I made a framework for negotiating software deals. It's made of 9 categories of questions you answer from your point of view first, and research possible answers from your negotiating partner's POV.
This defines your scope. Answers fit one of three groups:
- Ones you care about, that you will fight for
- Irrelevant to you, which you can give up in negotiations
- Issues relevant to both parties - these are going to be the main issue of your negotiations.
Here are the points that should be covered during negotiations:
1. Terms of payment
- Will the client pay anything in advance?
- If so, what’s the size of the advance?
- When will the advance be due?
- How much time passes until you issue an invoice?

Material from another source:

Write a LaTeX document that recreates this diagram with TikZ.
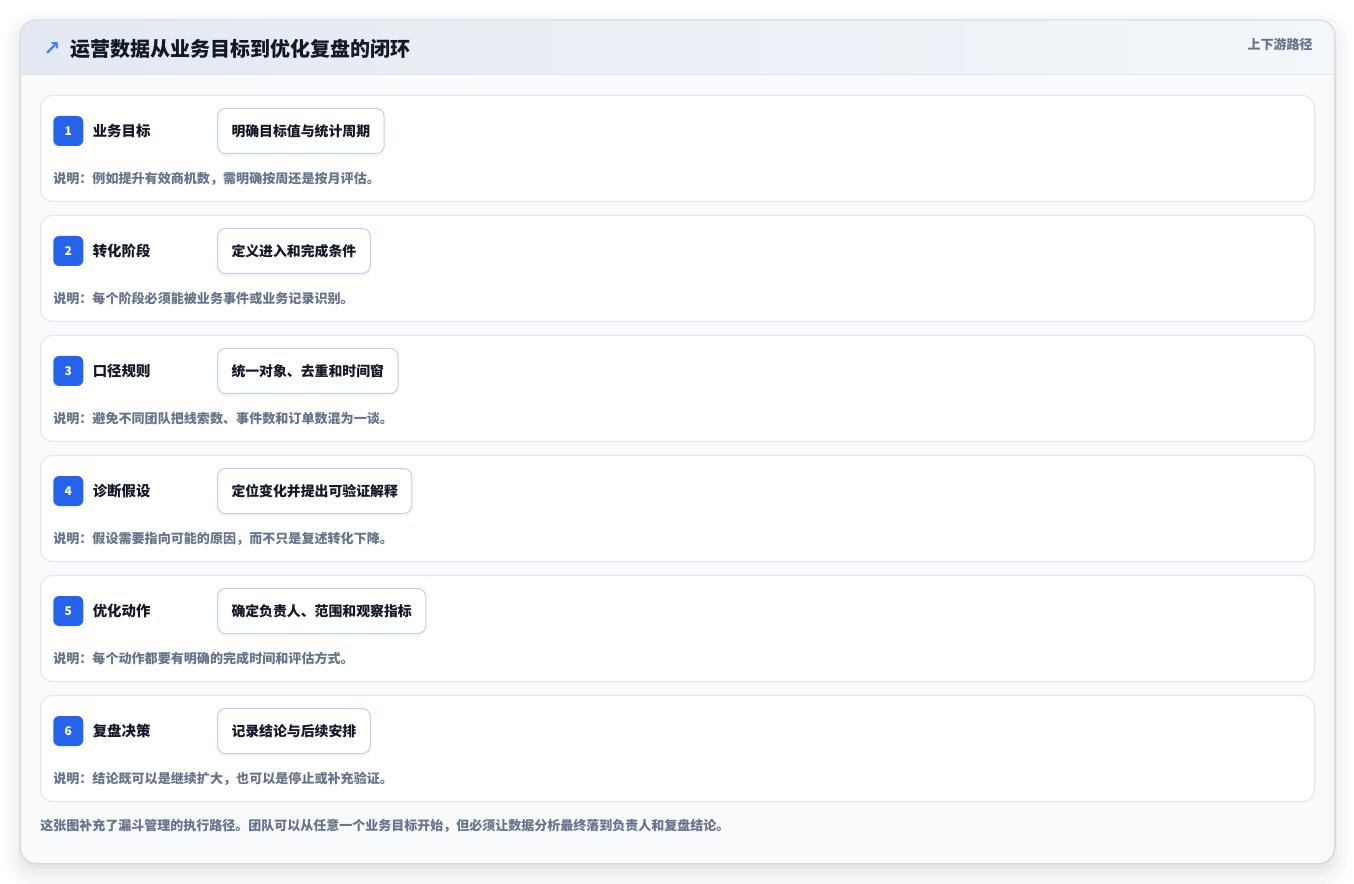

- What events trigger issuing an invoice? (first of the month, after the deal is signed, when the project is ready?)
- When will the main payment be due?
- Are you going to add interest (and how much?) for exceeding the due date of advance/main payment?

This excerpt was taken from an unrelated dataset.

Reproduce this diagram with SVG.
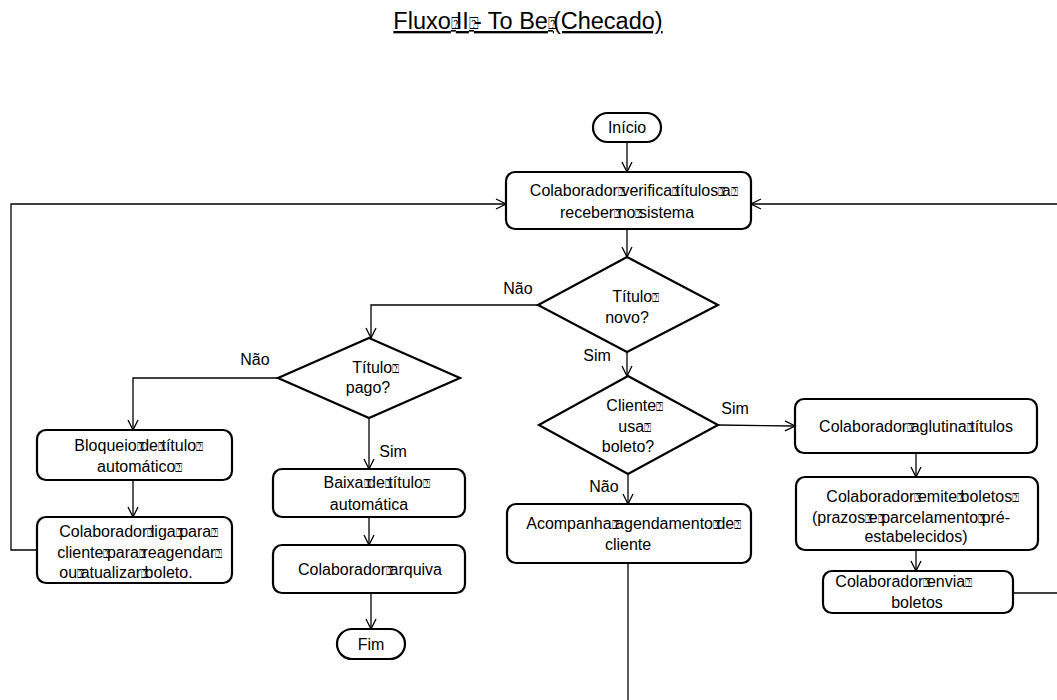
<svg xmlns="http://www.w3.org/2000/svg" width="1057" height="700" viewBox="0 0 1057 700">
  <defs>
    <marker id="arr" viewBox="0 0 12 12" refX="11" refY="6" markerWidth="12" markerHeight="12" markerUnits="userSpaceOnUse" orient="auto">
      <path d="M1,1 L11,6 L1,11" fill="none" stroke="#000" stroke-width="1.3"/>
    </marker>
  </defs>
  <style>
    .shape { fill: #fff; stroke: #000; stroke-width: 2.2; }
    .conn { fill: none; stroke: #000; stroke-width: 1.3; }
    .t { font-family: "Liberation Sans", Arial, sans-serif; font-size: 16px; fill: #000; text-anchor: middle; }
    .title { font-family: "Liberation Sans", Arial, sans-serif; font-size: 23.5px; fill: #000; text-anchor: middle; text-decoration: underline; }
    .q { font-family: "DejaVu Sans", sans-serif; font-size: 12px; letter-spacing: -3.5px; }
    .qt { font-family: "DejaVu Sans", sans-serif; font-size: 16px; letter-spacing: -5px; }
  </style>
  <rect width="1057" height="700" fill="#fff"/>

  <text class="title" x="528" y="29">Fluxo<tspan class="qt">⍰</tspan>II<tspan class="qt">⍰</tspan>- To Be<tspan class="qt">⍰</tspan>(Checado)</text>

  <g id="connectors">
    <path class="conn" d="M627,142 V172" marker-end="url(#arr)"/>
    <path class="conn" d="M627,229 V257" marker-end="url(#arr)"/>
    <path class="conn" d="M538,305 H371 V338" marker-end="url(#arr)"/>
    <path class="conn" d="M278,378 H133 V430" marker-end="url(#arr)"/>
    <path class="conn" d="M369,418 V469" marker-end="url(#arr)"/>
    <path class="conn" d="M133,480 V517" marker-end="url(#arr)"/>
    <path class="conn" d="M37,550 H11 V204 H506" marker-end="url(#arr)"/>
    <path class="conn" d="M369,517 V545" marker-end="url(#arr)"/>
    <path class="conn" d="M371,593 V629" marker-end="url(#arr)"/>
    <path class="conn" d="M627,352 V376" marker-end="url(#arr)"/>
    <path class="conn" d="M718,425 L795,426" marker-end="url(#arr)"/>
    <path class="conn" d="M628,474 V504" marker-end="url(#arr)"/>
    <path class="conn" d="M628,563 V700"/>
    <path class="conn" d="M916,453 V477" marker-end="url(#arr)"/>
    <path class="conn" d="M916,550 V571" marker-end="url(#arr)"/>
    <path class="conn" d="M1013,593 H1060 V204 H751" marker-end="url(#arr)"/>
    <text class="t" x="518" y="294">Não</text>
    <text class="t" x="255" y="365">Não</text>
    <text class="t" x="393" y="457">Sim</text>
    <text class="t" x="597" y="361">Sim</text>
    <text class="t" x="735" y="414">Sim</text>
    <text class="t" x="604" y="492">Não</text>
  </g>

  <g id="inicio">
    <rect class="shape" x="593" y="113" width="68" height="29" rx="14.5"/>
    <text class="t" x="627" y="133">Início</text>
  </g>

  <g id="verifica">
    <rect class="shape" x="506" y="172" width="245" height="57" rx="9"/>
    <text class="t" x="632" y="196">Colaborador<tspan class="q">⍰</tspan>verifica<tspan class="q">⍰</tspan>títulos<tspan class="q">⍰</tspan>a<tspan class="q">⍰</tspan></text>
    <text class="t" x="627" y="218">receber<tspan class="q">⍰</tspan>no<tspan class="q">⍰</tspan>sistema</text>
  </g>

  <g id="titulo-novo">
    <polygon class="shape" points="627,257 718,305 627,352 538,305"/>
    <text class="t" x="634" y="302">Título<tspan class="q">⍰</tspan></text>
    <text class="t" x="627" y="323">novo?</text>
  </g>

  <g id="titulo-pago">
    <polygon class="shape" points="369,338 460,378 369,418 278,378"/>
    <text class="t" x="374" y="373">Título<tspan class="q">⍰</tspan></text>
    <text class="t" x="368" y="393">pago?</text>
  </g>

  <g id="bloqueio">
    <rect class="shape" x="37" y="430" width="195" height="50" rx="9"/>
    <text class="t" x="137" y="451">Bloqueio<tspan class="q">⍰</tspan>de<tspan class="q">⍰</tspan>título<tspan class="q">⍰</tspan></text>
    <text class="t" x="138" y="472">automático<tspan class="q">⍰</tspan></text>
  </g>

  <g id="liga">
    <rect class="shape" x="37" y="517" width="195" height="66" rx="9"/>
    <text class="t" x="137" y="537">Colaborador<tspan class="q">⍰</tspan>liga<tspan class="q">⍰</tspan>para<tspan class="q">⍰</tspan></text>
    <text class="t" x="138" y="558">cliente<tspan class="q">⍰</tspan>para<tspan class="q">⍰</tspan>reagendar<tspan class="q">⍰</tspan></text>
    <text class="t" x="126" y="578">ou<tspan class="q">⍰</tspan>atualizar<tspan class="q">⍰</tspan>boleto.</text>
  </g>

  <g id="baixa">
    <rect class="shape" x="273" y="469" width="192" height="48" rx="9"/>
    <text class="t" x="375" y="488">Baixa<tspan class="q">⍰</tspan>de<tspan class="q">⍰</tspan>título<tspan class="q">⍰</tspan></text>
    <text class="t" x="369" y="510">automática</text>
  </g>

  <g id="arquiva">
    <rect class="shape" x="273" y="545" width="192" height="48" rx="9"/>
    <text class="t" x="370" y="575">Colaborador<tspan class="q">⍰</tspan>arquiva</text>
  </g>

  <g id="fim">
    <rect class="shape" x="337" y="629" width="68" height="30" rx="15"/>
    <text class="t" x="371" y="650">Fim</text>
  </g>

  <g id="usa-boleto">
    <polygon class="shape" points="628,376 718,425 628,474 539,425"/>
    <text class="t" x="633" y="411">Cliente<tspan class="q">⍰</tspan></text>
    <text class="t" x="633" y="432">usa<tspan class="q">⍰</tspan></text>
    <text class="t" x="628" y="452">boleto?</text>
  </g>

  <g id="acompanha">
    <rect class="shape" x="507" y="504" width="244" height="59" rx="9"/>
    <text class="t" x="632" y="529">Acompanha<tspan class="q">⍰</tspan>agendamento<tspan class="q">⍰</tspan>de<tspan class="q">⍰</tspan></text>
    <text class="t" x="628" y="550">cliente</text>
  </g>

  <g id="aglutina">
    <rect class="shape" x="795" y="399" width="242" height="54" rx="9"/>
    <text class="t" x="916" y="432">Colaborador<tspan class="q">⍰</tspan>aglutina<tspan class="q">⍰</tspan>títulos</text>
  </g>

  <g id="emite">
    <rect class="shape" x="796" y="477" width="242" height="73" rx="9"/>
    <text class="t" x="921" y="502">Colaborador<tspan class="q">⍰</tspan>emite<tspan class="q">⍰</tspan>boletos<tspan class="q">⍰</tspan></text>
    <text class="t" x="911" y="523">(prazos<tspan class="q">⍰</tspan>e<tspan class="q">⍰</tspan>parcelamento<tspan class="q">⍰</tspan>pré-</text>
    <text class="t" x="916" y="542">estabelecidos)</text>
  </g>

  <g id="envia">
    <rect class="shape" x="823" y="571" width="190" height="42" rx="9"/>
    <text class="t" x="902" y="587">Colaborador<tspan class="q">⍰</tspan>envia<tspan class="q">⍰</tspan></text>
    <text class="t" x="917" y="608">boletos</text>
  </g>
</svg>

- When should you deliver the service/product?
- What if there’s no contact with the client after finishing the project and before reception? It’s seen as delivered after 5 days with no reply?
- Are there going to be penalties for missing deadlines?

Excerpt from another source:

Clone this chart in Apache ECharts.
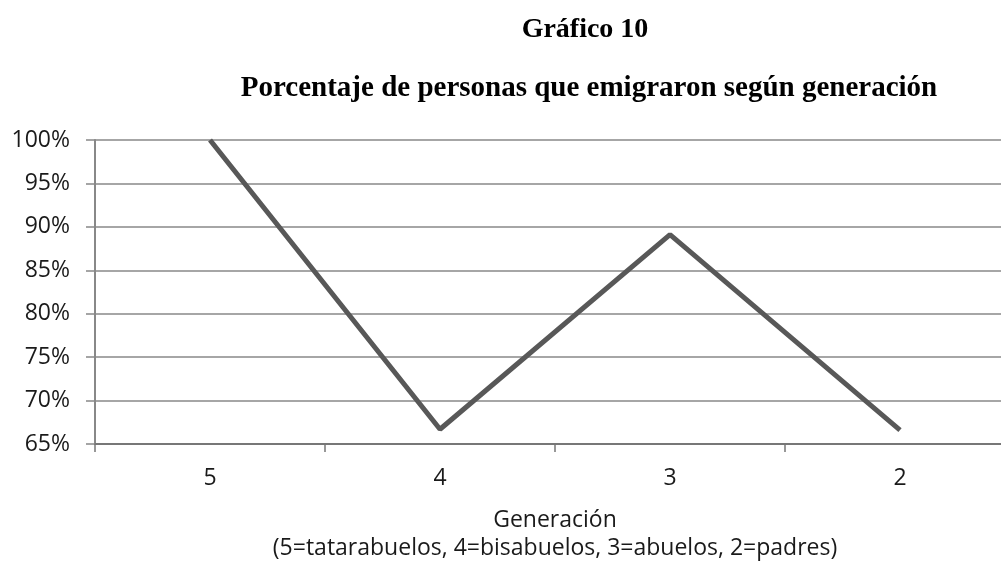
<!DOCTYPE html>
<html>
<head>
<meta charset="utf-8">
<script src="https://cdn.jsdelivr.net/npm/echarts@6/dist/echarts.min.js"></script>
<style>
  html, body { margin: 0; padding: 0; background: #fff; }
  #chart { width: 1001px; height: 562px; }
</style>
</head>
<body>
<div id="chart"></div>
<script>
// generaciones (5=tatarabuelos ... 2=padres)
const generaciones = ['5', '4', '3', '2']
// porcentaje que emigró
const porcentajes = [100, 66.7, 89.1, 66.6]
const yTicks = { min: 65, max: 100, interval: 5 }

const chart = echarts.init(document.getElementById('chart'))
chart.setOption({
  backgroundColor: '#fff',
  animation: false,
  title: [
    {
      text: 'Gráfico 10',
      left: 580,
      top: 11,
      textAlign: 'center',
      textStyle: { fontFamily: 'Liberation Serif', fontWeight: 'bold', fontSize: 28, color: '#000' }
    },
    {
      text: 'Porcentaje de personas que emigraron según generación',
      left: 584,
      top: 69,
      textAlign: 'center',
      textStyle: { fontFamily: 'Liberation Serif', fontWeight: 'bold', fontSize: 29, color: '#000' }
    }
  ],
  grid: {
    left: 95,
    top: 140,
    width: 920,
    bottom: 118,
    containLabel: false,
    outerBoundsMode: 'none'
  },
  xAxis: {
    type: 'category',
    data: generaciones,
    boundaryGap: true,
    name: 'Generación\n(5=tatarabuelos, 4=bisabuelos, 3=abuelos, 2=padres)',
    nameLocation: 'middle',
    nameGap: 62,
    nameTextStyle: { fontFamily: 'Open Sans', fontSize: 23, color: '#1a1a1a', lineHeight: 28 },
    axisLine: { lineStyle: { color: '#777', width: 2 } },
    axisTick: { show: true, length: 8, lineStyle: { color: '#777', width: 1.5 } },
    axisLabel: { fontFamily: 'Open Sans', fontSize: 23, color: '#1a1a1a', margin: 23 },
    splitLine: { show: false }
  },
  yAxis: {
    type: 'value',
    min: yTicks.min,
    max: yTicks.max,
    interval: yTicks.interval,
    axisLine: { show: true, lineStyle: { color: '#888', width: 2 } },
    axisTick: { show: true, length: 9, lineStyle: { color: '#888', width: 1.5 } },
    axisLabel: { fontFamily: 'Open Sans', fontSize: 23, color: '#1a1a1a', margin: 25, formatter: '{value}%' },
    splitLine: { lineStyle: { color: '#888', width: 1.5 } }
  },
  series: [
    {
      type: 'line',
      data: porcentajes,
      showSymbol: false,
      lineStyle: { color: '#585858', width: 5 }
    }
  ]
})
</script>
</body>
</html>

- Which deadlines? How big the penalty? How will it be invoiced?
2. Price
- Fixed price? (payment for the whole project)
- Time and materials price? (payment for costs and hours spent on a project)
- What currency will be used to settle the payment?
- How much will they actually have to pay you?
3. Range and additional services
- What is the full range of services you can offer?
- Partial reception or full reception?
- Are you going to offer additional services?
- Will they be included in the price, or paid for separately?
- What additional services can you offer?
- Are you going to offer a framework agreement for additional hours?
- If not – what if additional hours will be necessary?
- Should additional hours be at a preferential price?
- What technologies / methodologies are going to be used in your process?
4. General issues
- What should be the localization of a lawsuit, if there is one?
- Based on which country’s law will it be processed?
- Is there a limit to potential claims? If yes, what is it?
- Will the client finance the deal through outside financing, like VC (venture capital) money, leasing or European Union funds?
- Who is granted the copyright to the final product?
- Are there 3rd parties involved? What are their obligations?
5. Warantee, servicing
- Will you offer a time period in which you’ll provide fixes for any bugs?
- If you are, how fast will you fix them?
- For how long are you going to offer a warantee?
- What’s the range of the fixes you offer?
- Will you use an SLA?
6. Client obligations
- Should they pay for a developer’s time, if the client is running late for a meeting?
- What does the client deliver before and during the project?
- Is the project deadline extended if the client doesn’t deliver resources on time?
7. Maintenance
- Is it going to be necessary?
- How much time should be set aside for it?
- What’s the length of the maintenance deal?
- What’s the hourly payment rate?
8. Additional benefits
- I’ll be more willing to give a discount, if you buy 3 things instead of 1.” Based on what they buy, will you give a discount?
- If not a discount, maybe offer more value at the same price? (eg. throw in a few hours of training)
- In exchange for prefential terms, could the client referr you to other, similar companies?
- Can you brag about the deal with a case study or press note?
- Can you count on a testimonial or references?
- Are they up for cross-promotion (a webinar/special event?) (for instance, two polish start-ups – Prowly (PR app) and iTaxi (kinda polish Uber), did a campaign together where they offered free courses around Warsaw for PR specialists, during which Prowly’s app was presented)
9. Other
- Does the client pay for the time devoted to communicate?
- Do they settle any potential costs of transportation and hotels?
- What tools with both sides use to communicate and measure/document the progress?
Once you know your answers, you're 100% prepared to negotiate. Having clear priorities is an important part of proper negotiating.